Some disagree with separation calling instead for a more nuanced and flexible approach, with academics given teaching- or research-heavy timetables depending on their abilities.
“These are not necessarily teaching-only posts. Research as well as industrial developments should filter into the teaching process whether in the form of case studies, examples or project work; but there should be a potential for a good teacher to be able to take on more teaching and have a lowered research productivity requirement.”
absence of experience
Finally, one of the standout findings from our survey is the perceived shortfall in the value placed by engineering departments on industrial experience (see Figure 9). Just 39% of respondents feel experience is valued but this should be much higher at 62%. This is in stark contrast to the Royal Academy findings where less than 30% said it should be highly valued.
The call in free text replies for more industrial experience among teachers ranged from the inflexible “a few years of industrial experience should be mandatory” to the more forgiving “85% of academics should be focussed on research with 15% from strong industry backgrounds focussed on teaching.”
Either way, the view often repeated is that the focus on research funding is leading to the hiring of too many non-chemical engineers, which as result is having a negative impact on teaching.

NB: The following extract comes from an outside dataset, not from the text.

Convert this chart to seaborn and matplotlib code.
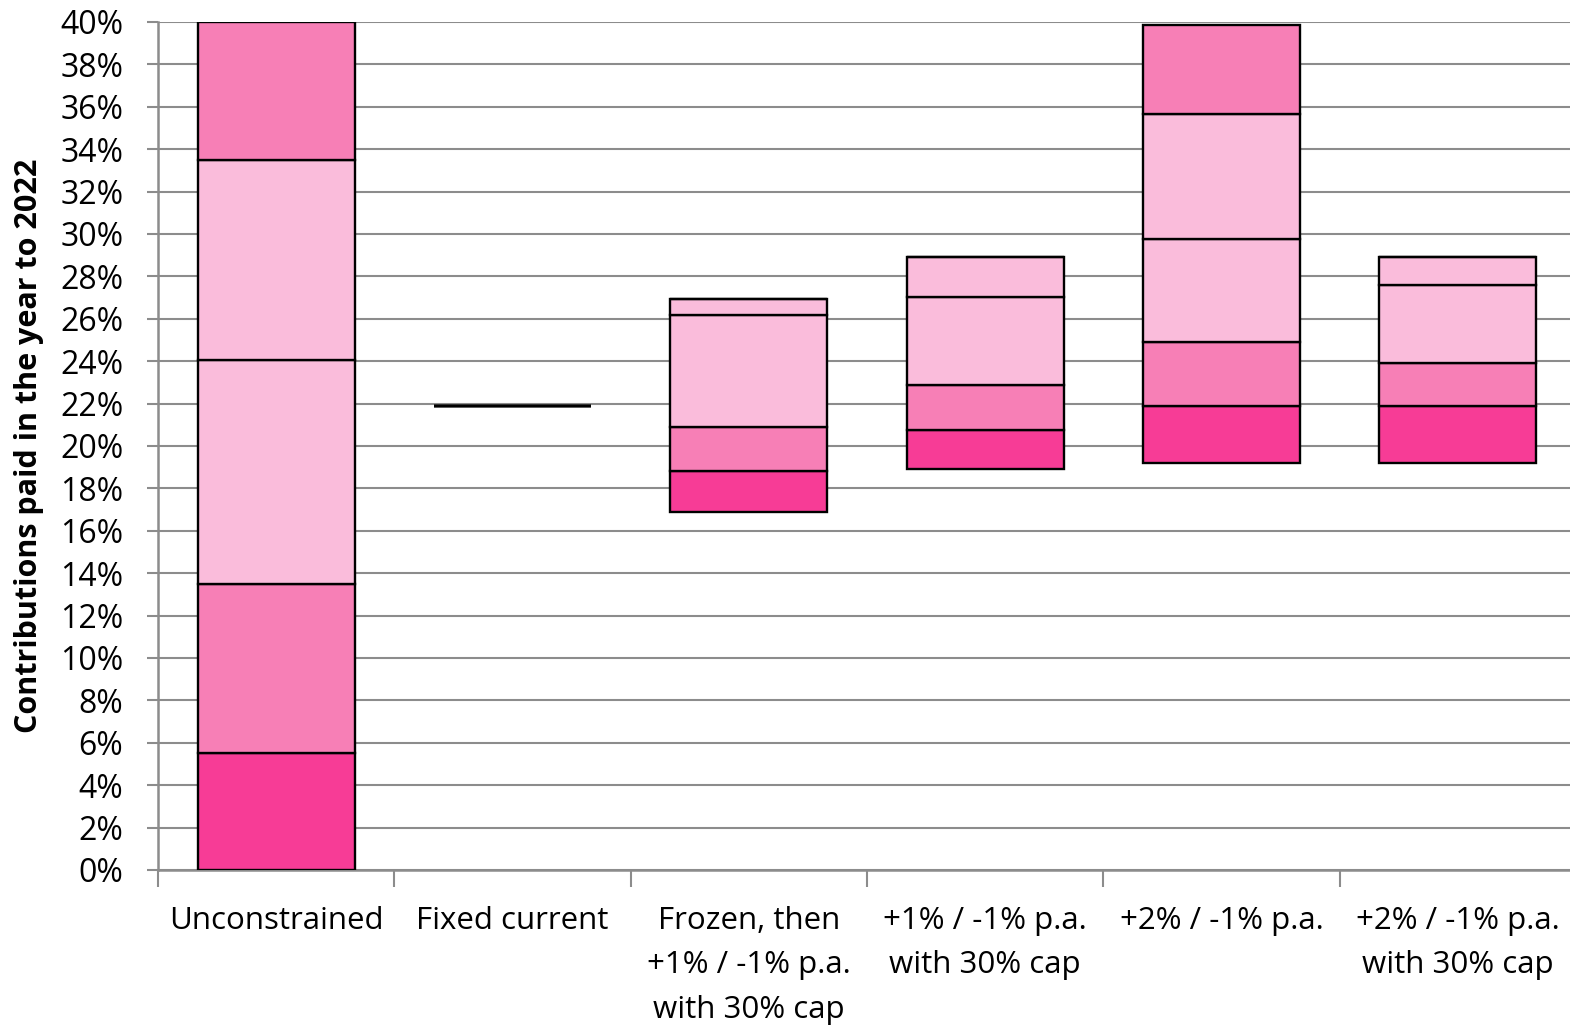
import numpy as np
import pandas as pd
import matplotlib
matplotlib.use("Agg")
import matplotlib.pyplot as plt
from matplotlib.ticker import FixedLocator, FuncFormatter
import seaborn as sns

# Scenario names shown under the bars
categories = [
    "Unconstrained",
    "Fixed current",
    "Frozen, then\n+1% / -1% p.a.\nwith 30% cap",
    "+1% / -1% p.a.\nwith 30% cap",
    "+2% / -1% p.a.",
    "+2% / -1% p.a.\nwith 30% cap",
]

# Band boundaries (contribution rate, %) for each scenario, lowest to highest
bound_0 = [0.0, 21.9, 16.9, 18.9, 19.2, 19.2]
bound_1 = [5.5, 21.9, 18.8, 20.75, 21.9, 21.9]
bound_2 = [13.5, 21.9, 20.9, 22.9, 24.9, 23.9]
bound_3 = [24.05, 21.9, 26.2, 27.05, 29.75, 27.6]
bound_4 = [33.5, 21.9, 26.95, 28.9, 35.65, 28.9]
bound_5 = [40.0, 21.9, 26.95, 28.9, 39.85, 28.9]

band_colors = ["#F73C96", "#F77FB6", "#FABCDB", "#FABCDB", "#F77FB6"]

bounds = [bound_0, bound_1, bound_2, bound_3, bound_4, bound_5]

sns.set_theme(style="white")
plt.rcParams["font.family"] = ["Open Sans", "DejaVu Sans"]
plt.rcParams["text.color"] = "black"
plt.rcParams["axes.labelcolor"] = "black"
plt.rcParams["xtick.color"] = "black"
plt.rcParams["ytick.color"] = "black"

fig = plt.figure(figsize=(15.7, 10.27), dpi=100)
ax = fig.add_axes([158 / 1570, 157 / 1027, 1418 / 1570, 848 / 1027])

grid_color = "#8C8C8C"
for k in range(5):
    low = np.array(bounds[k])
    high = np.array(bounds[k + 1])
    df = pd.DataFrame({"scenario": categories, "height": high - low})
    sns.barplot(
        data=df, x="scenario", y="height", order=categories,
        bottom=low, color=band_colors[k], saturation=1,
        edgecolor="black", linewidth=1.7, width=0.665, ax=ax, zorder=3,
    )

ax.set_ylim(0, 40)
ax.set_xlim(-0.5, 5.5)
ax.yaxis.set_major_locator(FixedLocator(np.arange(0, 41, 2)))
ax.yaxis.set_major_formatter(FuncFormatter(lambda v, _: f"{int(round(v))}%"))
ax.grid(axis="y", color=grid_color, linewidth=1.5, zorder=0)
ax.grid(axis="x", visible=False)
ax.set_axisbelow(True)

# category boundaries get tick marks, labels sit between them
ax.set_xticks(np.arange(-0.5, 6.0, 1.0))
ax.set_xticklabels([])
ax.set_xticks(np.arange(6), minor=True)
ax.set_xticklabels(categories, minor=True, fontsize=22.5, linespacing=1.62,
                   va="top")
ax.tick_params(axis="x", which="major", length=12, width=1.5,
               color=grid_color, direction="out", bottom=True)
ax.tick_params(axis="x", which="minor", length=0, pad=26)
ax.tick_params(axis="y", which="major", length=8, width=1.5,
               color=grid_color, direction="out", left=True, labelsize=23,
               pad=17)

for side in ["top", "right"]:
    ax.spines[side].set_visible(False)
for side in ["left", "bottom"]:
    ax.spines[side].set_color(grid_color)
    ax.spines[side].set_linewidth(1.8)

ax.set_xlabel("")
ylab = ax.set_ylabel("Contributions paid in the year to 2022", fontsize=22,
                     fontweight="bold")
ylab.set_verticalalignment("center")
ax.yaxis.set_label_coords((29.5 - 158) / 1418, 0.5)

fig.savefig("out.png", dpi=100)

“Chemical engineering departments need to hire chemical engineers to teach chemical engineering courses. While this seems like an obvious statement, in the past 5–10 years some departments have been hiring chemists on the basis of their research profile, and giving them teaching duties such as mass transfer, process control and other specialised chemical engineering courses, for which they have zero expertise. This unethical practice is damaging to students in the short term, and industry in the long term.”
“Few recent recruits have engineering degrees and none have practical experience,” writes another respondent. “This is resulting in a degradation of the quality of the teaching and student experience. I am currently the only member of the department with industrial experience – and I am 70 years old.”
As well as hiring in industrial experience, there are also recommendations that academics be sent out to seek it, through the likes of exchange programmes and sabbaticals.
“I like the idea of strongly encouraging all academic staff to spend blocks of time in industry. It might give a boost to research, teaching and consulting.”
plan of action
The findings of this survey should prompt a high-level and overarching review of departmental promotion procedures, including towards more senior posts like professorship, which the Royal Academy of Engineering survey also found was heavily skewed.
There is little doubt that the current system is heavily stacked against teaching, which far from helping to advance academic careers is stymieing them and along with the strong focus on research is seen by some to be degrading the education of our next generation of chemical engineers.